Catherine Connors, @HerBadMother, Does Good for Africa

my worldmoms making a difference

If you have not yet discovered the herbadmother blog, you are missing out on a treat. This mommy blogger talks about motherhood, religion and spirituality, grief, social causes, her nephew, cupcakes, social media, feminism, and even zombies with a unique humor, eloquence, and wit. Catherine Connor, the bad mother herself, is a mother of two young children, a writer, and a "recovering academic" from Toronto who "traded the lecture hall for the playroom and discovered that university students and preschoolers have much the same attention span." She discovered blogging about four years ago and immediately "fell down the rabbit hole." She is now the epitome of a mom making a difference through social media.
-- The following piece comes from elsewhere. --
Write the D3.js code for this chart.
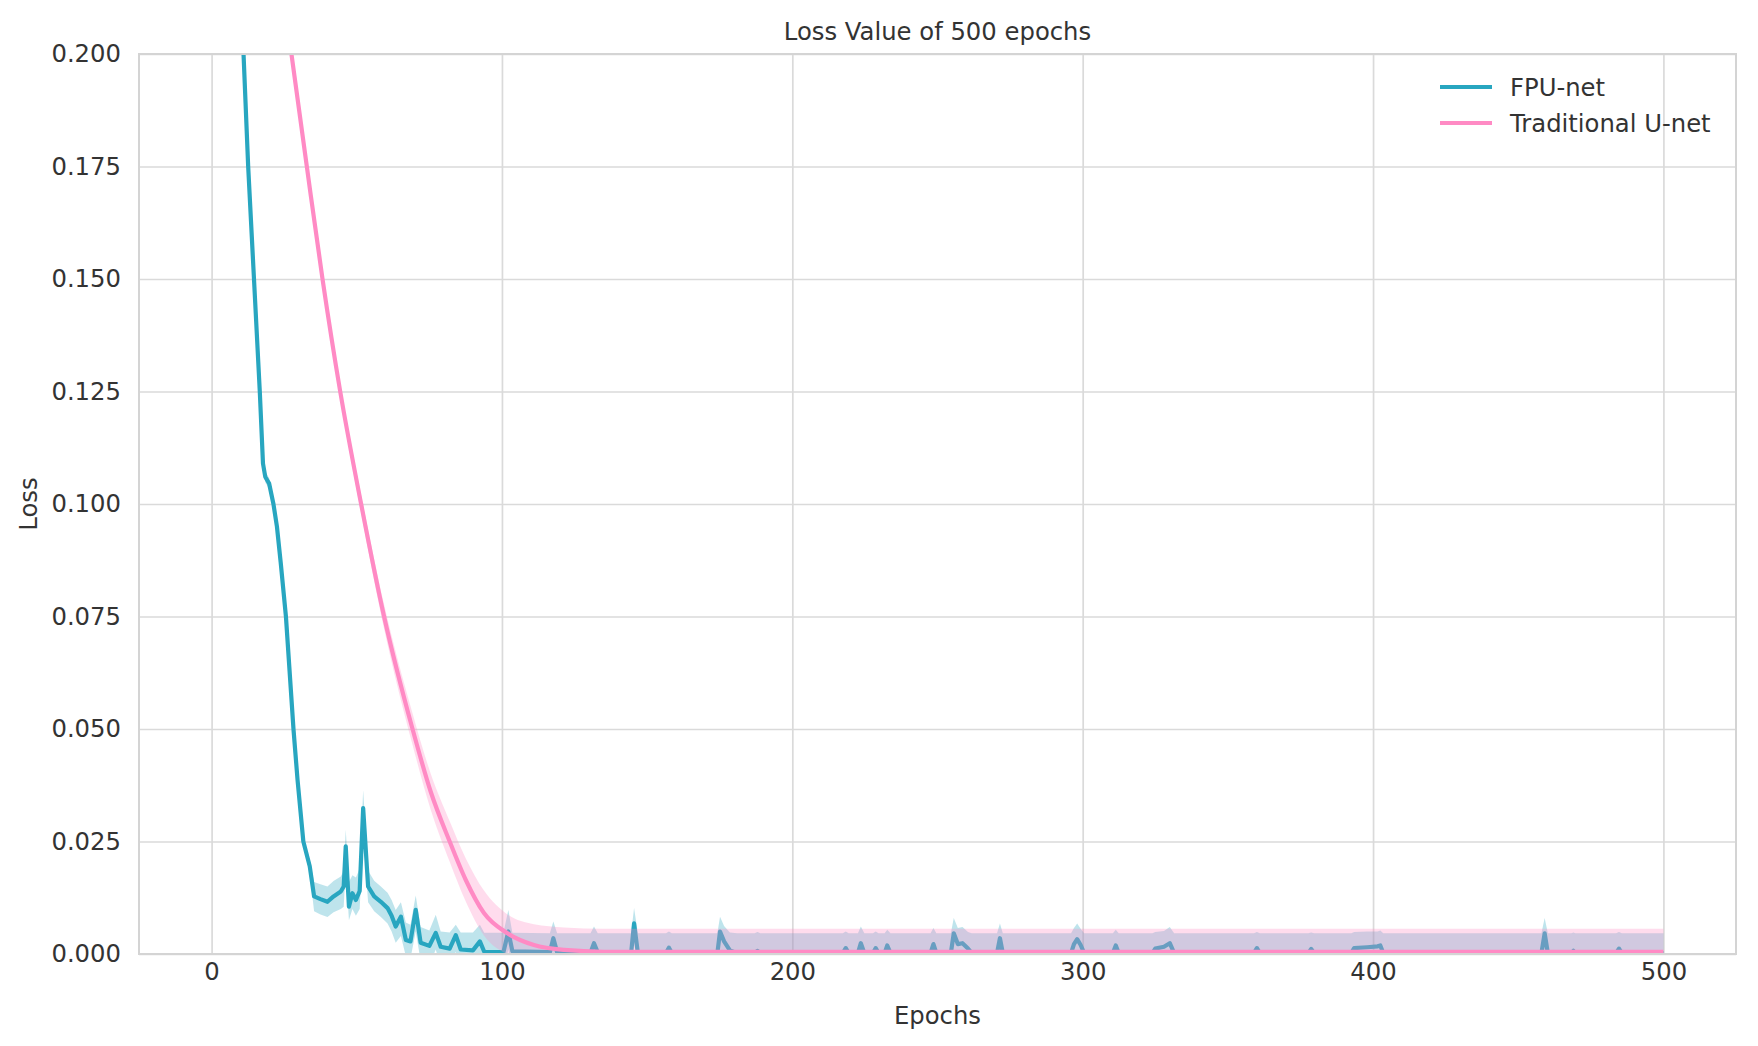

In September, she had the opportunity to visit Lesotho, Africa (Lesotho is pronounced "li-s00-too") with the Born HIV-Free Project, a UN-funded organization devoted to stopping the transmission of AIDS from mothers to their babies. Visiting a foreign country, not even one as poor as Lesotho, can be a hugely eye-opening experience. Catherine, rarely at a loss for words, found her eyes so huge that her brain could barely process what she saw. For a week, she and other bloggers were escorted by the country's Ministry of Health to as many as six clinics, hospitals, and homes a day, witnessing first-hand how truly pervasive the AIDS/HIV epidemic is and learning about the obstacles the Project faces. Eighty-percent of the population is affected by AIDS/HIV. That is huge. What keeps the the percentage from going down, though, are even bigger, deeper problems: cultural myths, biases, and poverty.

For example, Catherine found that many Lesothoans, or Basotho, particularly the men, don't seek medical help because it's offered by Westerners. Traditional healers tell them that the West created AIDS.  When a woman contracts it, she has difficulty getting to the clinics for treatment due to lack of money. If she gets pregnant, she has difficulty keeping her baby from getting sick because she can't afford to feed him or her formula, which is a key means of transmission prevention.

How does one post about such things? How does one fight through the overwhelming details, frustrating mindsets, and engrossing grief? Amazingly, Catherine posted every day from Africa, usually after 12 long hours of physically and emotionally exhausting activity, in her hotel, which provided somewhat of a "psychological break." You can find her posts here. "The best thing I can do," she says, "is to support the programs that help these women and children [by getting] their stories the most personal, intimate way, so that my readers can experience [Lesotho] the way...I did. We can get numbed by the onslaught of Sally Struthers' ads for helping starving kids in Africa because it's depersonalized, it's overwhelming. But if you're a reader of my blog, and engaged by my stories, then you're more likely to be engaged and moved by my personal experience of what's happening in countries like Lesotho. And then maybe do something about it, like pressure your political representatives to support the UN's Millennium Development Goals, and think more closely about what life is like in the so-called less-developed world, and how very, very privileged we are."

Most of us reading this post are privileged, particularly when compared with the people of Lesotho. Our children are definitely privileged: they at least have the possibility of having mac and cheese for dinner. Most of us, through our reading, can also learn and expand our world view and that of our children's. And hopefully at least some of us can follow Catherine's example, if not by going to Lesotho, then by reading about it and acting on what we read.